### THE TASK
Where the word "with" occurs in a line, return that line.

### MATERIAL

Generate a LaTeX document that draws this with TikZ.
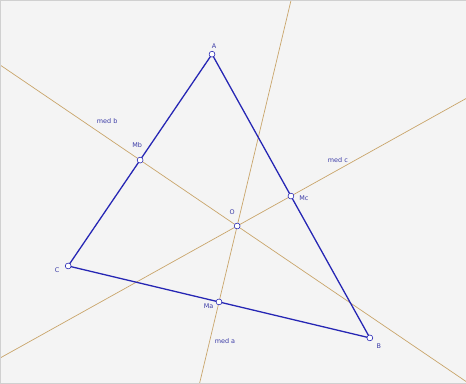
\documentclass[tikz,border=0pt]{standalone}
\usepackage{fontspec}
\setsansfont{DejaVu Sans}
\usetikzlibrary{calc}
\definecolor{GeoBlue}{HTML}{2626B4}
\definecolor{GeoText}{HTML}{3A3AA6}
\definecolor{GeoTan}{HTML}{C9A56B}
\definecolor{GeoBack}{HTML}{F4F4F4}
\definecolor{GeoFrame}{HTML}{D0D0D0}

\begin{document}
\begin{tikzpicture}[x=0.03cm,y=-0.03cm,
    side/.style={draw=GeoBlue,line width=1.1pt},
    med/.style={draw=GeoTan,line width=0.6pt},
    dot/.style={circle,draw=GeoBlue,fill=white,line width=0.5pt,
                inner sep=0pt,minimum size=5pt},
    lbl/.style={font=\sffamily\fontsize{5.5}{6}\selectfont,text=GeoText,inner sep=0pt}
  ]
    \fill[GeoBack] (0,0) rectangle (466,383);
    \begin{scope}
    \clip (0,0) rectangle (466,383);
    % triangle and midpoints
    \coordinate (A) at (212,54);
    \coordinate (B) at (370,338);
    \coordinate (C) at (68,266);
    \coordinate (Ma) at ($(B)!0.5!(C)$);
    \coordinate (Mb) at ($(A)!0.5!(C)$);
    \coordinate (Mc) at ($(A)!0.5!(B)$);
    \coordinate (ma2) at ($(Ma)!1!90:(B)$);
    \coordinate (mb2) at ($(Mb)!1!90:(A)$);
    \coordinate (O) at (intersection of Ma--ma2 and Mb--mb2);
    % perpendicular bisectors
    \coordinate (medA1) at ($(O)!-3.2!(Ma)$);
    \coordinate (medA2) at ($(Ma)!-1.3!(O)$);
    \coordinate (medB1) at ($(Mb)!-1.6!(O)$);
    \coordinate (medB2) at ($(O)!-2.6!(Mb)$);
    \coordinate (medC1) at ($(O)!-4.6!(Mc)$);
    \coordinate (medC2) at ($(Mc)!-3.5!(O)$);
    \draw[med] (medA1) -- (medA2);
    \draw[med] (medB1) -- (medB2);
    \draw[med] (medC1) -- (medC2);
    \draw[side] (A) -- (B) -- (C) -- cycle;
    \end{scope}
    \draw[GeoFrame,line width=0.4pt] (0,0) rectangle (466,383);

    \foreach \p in {A,B,C,Ma,Mb,Mc,O}
      \node[dot] (d\p) at (\p) {};

    \node[lbl] (labA) at ($(A)+(2,-8)$) {A};
    \node[lbl] (labB) at ($(B)+(9,8.5)$) {B};
    \node[lbl] (labC) at ($(C)+(-11,4)$) {C};
    \node[lbl] (labMa) at ($(Ma)+(-10.5,4.5)$) {Ma};
    \node[lbl] (labMb) at ($(Mb)+(-3,-15)$) {Mb};
    \node[lbl] (labMc) at ($(Mc)+(13,2)$) {Mc};
    \node[lbl] (labO) at ($(O)+(-5,-14)$) {O};
    \node[lbl] (labmeda) at (225,341.5) {med a};
    \node[lbl] (labmedb) at (107,120.5) {med b};
    \node[lbl] (labmedc) at (338,160) {med c};
\end{tikzpicture}
\end{document}
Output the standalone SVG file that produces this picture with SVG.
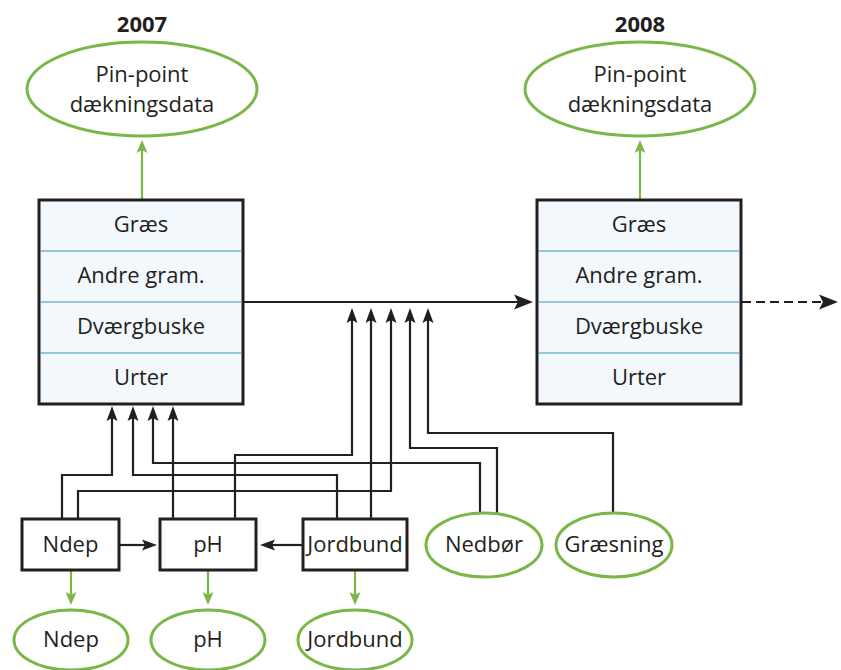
<svg xmlns="http://www.w3.org/2000/svg" width="841" height="670" viewBox="0 0 841 670">
<style>
text{font-family:"Open Sans","Liberation Sans",sans-serif;fill:#231f20;text-anchor:middle;font-size:22px}
.yr{font-weight:bold;font-size:22px}
.box{fill:#f3f8fd;stroke:#231f20;stroke-width:3}
.sbox{fill:#fff;stroke:#231f20;stroke-width:3}
.div{stroke:#3f8fc0;stroke-width:1.2}
.ell{fill:#fff;stroke:#7ab648;stroke-width:3}
.w{fill:none;stroke:#231f20;stroke-width:2.2}
.g{fill:none;stroke:#7ab648;stroke-width:2.2}
</style>
<defs>
<marker id="ah" markerUnits="userSpaceOnUse" viewBox="0 -6 15 12" refX="4" refY="0" markerWidth="15" markerHeight="12" orient="auto">
<path d="M0,-5.5 L15,0 L0,5.5 L3,0 z" fill="#231f20"/>
</marker>
<marker id="ahb" markerUnits="userSpaceOnUse" viewBox="0 -8 19 16" refX="5" refY="0" markerWidth="19" markerHeight="16" orient="auto">
<path d="M0,-7.5 L19,0 L0,7.5 L4,0 z" fill="#231f20"/>
</marker>
<marker id="ag" markerUnits="userSpaceOnUse" viewBox="0 -6 13 12" refX="4" refY="0" markerWidth="13" markerHeight="12" orient="auto">
<path d="M0,-5.5 L13,0 L0,5.5 L3,0 z" fill="#7ab648"/>
</marker>
</defs>

<text class="yr" x="142" y="32">2007</text>
<text class="yr" x="640" y="32">2008</text>

<g id="connectors">
<path class="g" d="M142,200 V149" marker-end="url(#ag)"/>
<path class="g" d="M640,200 V149" marker-end="url(#ag)"/>
<path class="w" d="M244,302 H519" stroke-width="3.5" marker-end="url(#ahb)"/>
<path class="w" d="M742,302 H824" stroke-width="3.5" stroke-dasharray="9,5" marker-end="url(#ahb)"/>
<path class="w" d="M62,519 V475 H112 V417" marker-end="url(#ah)"/>
<path class="w" d="M78,519 V491 H391 V319" marker-end="url(#ah)"/>
<path class="w" d="M173,519 V417" marker-end="url(#ah)"/>
<path class="w" d="M235,519 V455 H352 V319" marker-end="url(#ah)"/>
<path class="w" d="M337,519 V475 H133 V417" marker-end="url(#ah)"/>
<path class="w" d="M371,519 V319" marker-end="url(#ah)"/>
<path class="w" d="M480,513 V463 H153 V417" marker-end="url(#ah)"/>
<path class="w" d="M497,514 V448 H410 V319" marker-end="url(#ah)"/>
<path class="w" d="M613,513 V433 H428 V319" marker-end="url(#ah)"/>
<path class="w" d="M120,545 H146" marker-end="url(#ah)"/>
<path class="w" d="M302,545 H271" marker-end="url(#ah)"/>
<path class="g" d="M71,571 V596" marker-end="url(#ag)"/>
<path class="g" d="M208,571 V596" marker-end="url(#ag)"/>
<path class="g" d="M355,571 V596" marker-end="url(#ag)"/>
</g>

<g id="pin2007">
<ellipse class="ell" cx="142" cy="89" rx="115" ry="47"/>
<text x="142" y="82">Pin-point</text>
<text x="142" y="112">dækningsdata</text>
</g>
<g id="pin2008">
<ellipse class="ell" cx="640" cy="89" rx="115" ry="47"/>
<text x="640" y="82">Pin-point</text>
<text x="640" y="112">dækningsdata</text>
</g>

<g id="veg2007">
<rect class="box" x="39" y="200" width="204" height="204"/>
<line class="div" x1="40.5" y1="251" x2="241.5" y2="251"/>
<line class="div" x1="40.5" y1="302" x2="241.5" y2="302"/>
<line class="div" x1="40.5" y1="353" x2="241.5" y2="353"/>
<text x="141" y="232">Græs</text>
<text x="141" y="283">Andre gram.</text>
<text x="141" y="334">Dværgbuske</text>
<text x="141" y="385">Urter</text>
</g>
<g id="veg2008">
<rect class="box" x="537" y="200" width="204" height="204"/>
<line class="div" x1="538.5" y1="251" x2="739.5" y2="251"/>
<line class="div" x1="538.5" y1="302" x2="739.5" y2="302"/>
<line class="div" x1="538.5" y1="353" x2="739.5" y2="353"/>
<text x="639" y="232">Græs</text>
<text x="639" y="283">Andre gram.</text>
<text x="639" y="334">Dværgbuske</text>
<text x="639" y="385">Urter</text>
</g>

<g id="ndep">
<rect class="sbox" x="22" y="519" width="97" height="51"/>
<text x="70.5" y="552">Ndep</text>
</g>
<g id="ph">
<rect class="sbox" x="160" y="519" width="96" height="51"/>
<text x="208" y="552">pH</text>
</g>
<g id="jordbund">
<rect class="sbox" x="303" y="519" width="104" height="51"/>
<text x="355" y="552">Jordbund</text>
</g>
<g id="nedbor">
<ellipse class="ell" cx="484" cy="545" rx="58" ry="32"/>
<text x="484" y="552">Nedbør</text>
</g>
<g id="graesning">
<ellipse class="ell" cx="614" cy="545" rx="58" ry="32"/>
<text x="614" y="552">Græsning</text>
</g>
<g id="ndep-data">
<ellipse class="ell" cx="71" cy="640" rx="57" ry="30"/>
<text x="71" y="647">Ndep</text>
</g>
<g id="ph-data">
<ellipse class="ell" cx="208" cy="640" rx="57" ry="30"/>
<text x="208" y="647">pH</text>
</g>
<g id="jordbund-data">
<ellipse class="ell" cx="355" cy="640" rx="57" ry="30"/>
<text x="355" y="647">Jordbund</text>
</g>
</svg>
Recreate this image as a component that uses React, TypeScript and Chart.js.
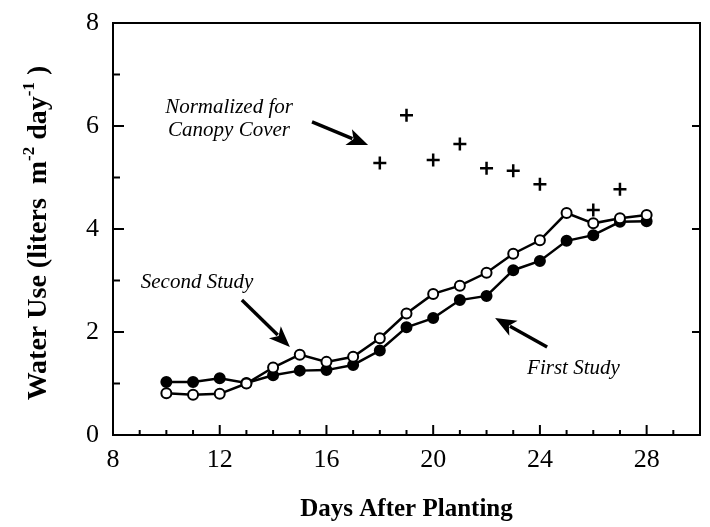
import React, { useEffect, useRef } from "react";
import { Chart, registerables } from "chart.js";

Chart.register(...registerables);

// ---- Data ----
const days = [10, 11, 12, 13, 14, 15, 16, 17, 18, 19, 20, 21, 22, 23, 24, 25, 26, 27, 28];
const firstStudy = [1.03, 1.03, 1.1, 1.01, 1.16, 1.25, 1.26, 1.36, 1.64, 2.09, 2.27, 2.62, 2.7, 3.2, 3.38, 3.77, 3.88, 4.14, 4.15];
const secondStudy = [0.81, 0.78, 0.8, 1.0, 1.31, 1.56, 1.42, 1.52, 1.88, 2.36, 2.74, 2.9, 3.15, 3.52, 3.78, 4.31, 4.11, 4.21, 4.27];
const canopyDays = [18, 19, 20, 21, 22, 23, 24, 26, 27];
const canopyValues = [5.28, 6.21, 5.34, 5.65, 5.18, 5.13, 4.87, 4.37, 4.77];
const xTickLabels = [8, 12, 16, 20, 24, 28];
const yTickLabels = [0, 2, 4, 6, 8];

const SERIF = '"Liberation Serif", "Times New Roman", serif';

function drawArrow(ctx: CanvasRenderingContext2D, x1: number, y1: number, x2: number, y2: number) {
  const ang = Math.atan2(y2 - y1, x2 - x1);
  const headLen = 21;
  const headHalf = 8.5;
  ctx.save();
  ctx.strokeStyle = "#000";
  ctx.fillStyle = "#000";
  ctx.lineWidth = 3.4;
  ctx.beginPath();
  ctx.moveTo(x1, y1);
  ctx.lineTo(x2 - Math.cos(ang) * (headLen - 4), y2 - Math.sin(ang) * (headLen - 4));
  ctx.stroke();
  ctx.beginPath();
  ctx.moveTo(x2, y2);
  ctx.lineTo(
    x2 - Math.cos(ang) * headLen + Math.sin(ang) * headHalf,
    y2 - Math.sin(ang) * headLen - Math.cos(ang) * headHalf
  );
  ctx.lineTo(x2 - Math.cos(ang) * headLen * 0.75, y2 - Math.sin(ang) * headLen * 0.75);
  ctx.lineTo(
    x2 - Math.cos(ang) * headLen - Math.sin(ang) * headHalf,
    y2 - Math.sin(ang) * headLen + Math.cos(ang) * headHalf
  );
  ctx.closePath();
  ctx.fill();
  ctx.restore();
}

const framePlugin = {
  id: "frameAndNotes",
  afterDraw(chart: any) {
    const { ctx, chartArea } = chart;
    const xs = chart.scales.x;
    const ys = chart.scales.y;
    const { left, right, top, bottom } = chartArea;
    ctx.save();
    ctx.strokeStyle = "#000";
    ctx.lineWidth = 2;
    ctx.strokeRect(left, top, right - left, bottom - top);

    for (let d = 9; d < 30; d++) {
      const px = xs.getPixelForValue(d);
      const len = d % 4 === 0 ? 10 : 5;
      ctx.beginPath();
      ctx.moveTo(px, bottom);
      ctx.lineTo(px, bottom - len);
      ctx.stroke();
    }
    for (let v = 1; v < 8; v++) {
      const py = ys.getPixelForValue(v);
      const len = v % 2 === 0 ? 11 : 7;
      ctx.beginPath();
      ctx.moveTo(left, py);
      ctx.lineTo(left + len, py);
      ctx.stroke();
    }
    for (let v = 2; v < 8; v += 2) {
      const py = ys.getPixelForValue(v);
      ctx.beginPath();
      ctx.moveTo(right, py);
      ctx.lineTo(right - 8, py);
      ctx.stroke();
    }

    // y-axis title with superscripts
    const fs = 28;
    const segs = [
      { t: "Water Use (liters  m", sup: false },
      { t: "-2", sup: true },
      { t: " day", sup: false },
      { t: "-1", sup: true },
      { t: " )", sup: false },
    ];
    const normFont = `bold ${fs}px ${SERIF}`;
    const supFont = `bold ${Math.round(fs * 0.6)}px ${SERIF}`;
    let total = 0;
    const widths: number[] = [];
    for (const s of segs) {
      ctx.font = s.sup ? supFont : normFont;
      const w = ctx.measureText(s.t).width;
      widths.push(w);
      total += w;
    }
    ctx.translate(28, 225);
    ctx.rotate(-Math.PI / 2);
    ctx.fillStyle = "#000";
    ctx.textBaseline = "alphabetic";
    ctx.textAlign = "left";
    let cx = -total / 2;
    segs.forEach((s, i) => {
      ctx.font = s.sup ? supFont : normFont;
      ctx.fillText(s.t, cx, s.sup ? fs * 0.35 - fs * 0.42 : fs * 0.35);
      cx += widths[i];
    });
    ctx.restore();

    // annotations
    ctx.save();
    ctx.fillStyle = "#000";
    ctx.font = `italic 21px ${SERIF}`;
    ctx.textBaseline = "middle";
    ctx.textAlign = "center";
    ctx.fillText("Normalized for", xs.getPixelForValue(12.35), ys.getPixelForValue(6.35));
    ctx.fillText("Canopy Cover", xs.getPixelForValue(12.35), ys.getPixelForValue(5.92));
    ctx.fillText("Second Study", xs.getPixelForValue(11.15), ys.getPixelForValue(2.97));
    ctx.textAlign = "left";
    ctx.fillText("First Study", xs.getPixelForValue(23.52), ys.getPixelForValue(1.3));
    ctx.restore();

    drawArrow(ctx, xs.getPixelForValue(15.46), ys.getPixelForValue(6.08), xs.getPixelForValue(17.56), ys.getPixelForValue(5.63));
    drawArrow(ctx, xs.getPixelForValue(12.83), ys.getPixelForValue(2.62), xs.getPixelForValue(14.63), ys.getPixelForValue(1.71));
    drawArrow(ctx, xs.getPixelForValue(24.27), ys.getPixelForValue(1.71), xs.getPixelForValue(22.32), ys.getPixelForValue(2.27));
  },
};

export default function App() {
  const ref = useRef<HTMLCanvasElement | null>(null);
  useEffect(() => {
    if (!ref.current) return;
    const chart = new Chart(ref.current, {
      type: "line",
      data: {
        datasets: [
          {
            label: "Normalized for Canopy Cover",
            data: canopyDays.map((d, i) => ({ x: d, y: canopyValues[i] })),
            showLine: false,
            pointStyle: "cross",
            pointRadius: 6.5,
            pointBorderWidth: 2.5,
            borderColor: "#000",
            backgroundColor: "#000",
            order: 0,
          },
          {
            label: "Second Study",
            data: days.map((d, i) => ({ x: d, y: secondStudy[i] })),
            borderColor: "#000",
            borderWidth: 2.5,
            pointRadius: 5,
            pointBorderWidth: 2,
            pointBackgroundColor: "#fff",
            pointBorderColor: "#000",
            tension: 0,
            order: 1,
          },
          {
            label: "First Study",
            data: days.map((d, i) => ({ x: d, y: firstStudy[i] })),
            borderColor: "#000",
            borderWidth: 2.5,
            pointRadius: 5,
            pointBorderWidth: 2,
            pointBackgroundColor: "#000",
            pointBorderColor: "#000",
            tension: 0,
            order: 2,
          },
        ],
      },
      options: {
        responsive: false,
        animation: false,
        devicePixelRatio: 1,
        layout: { padding: { top: 15, right: 10, bottom: 0, left: 0 } },
        plugins: { legend: { display: false }, tooltip: { enabled: false } },
        scales: {
          x: {
            type: "linear",
            min: 8,
            max: 30,
            grid: { display: false, drawTicks: false },
            border: { display: false },
            afterBuildTicks: (s: any) => {
              s.ticks = xTickLabels.map((v) => ({ value: v }));
            },
            afterFit: (s: any) => {
              s.height = 92;
              s.paddingLeft = 0;
              s.paddingRight = 0;
            },
            ticks: {
              color: "#000",
              font: { family: SERIF, size: 26 },
              padding: 10,
              maxRotation: 0,
              autoSkip: false,
            },
            title: {
              display: true,
              text: "Days After Planting",
              color: "#000",
              font: { family: SERIF, size: 25, weight: "bold" },
              padding: { top: 0, bottom: 2 },
            },
          },
          y: {
            type: "linear",
            min: 0,
            max: 8,
            grid: { display: false, drawTicks: false },
            border: { display: false },
            afterBuildTicks: (s: any) => {
              s.ticks = yTickLabels.map((v) => ({ value: v }));
            },
            afterFit: (s: any) => {
              s.width = 105;
              s.paddingTop = 0;
              s.paddingBottom = 0;
            },
            ticks: {
              color: "#000",
              font: { family: SERIF, size: 26 },
              padding: 14,
              autoSkip: false,
            },
          },
        },
      },
      plugins: [framePlugin],
    });
    return () => chart.destroy();
  }, []);
  return (
    <div style={{ width: 702, height: 519 }}>
      <canvas ref={ref} width={702} height={519} />
    </div>
  );
}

### COMPLETE OUTPUT
Generate a LaTeX document that draws this with TikZ.
Output the standalone SVG file that produces this picture with SVG.
    // y-axis title with superscripts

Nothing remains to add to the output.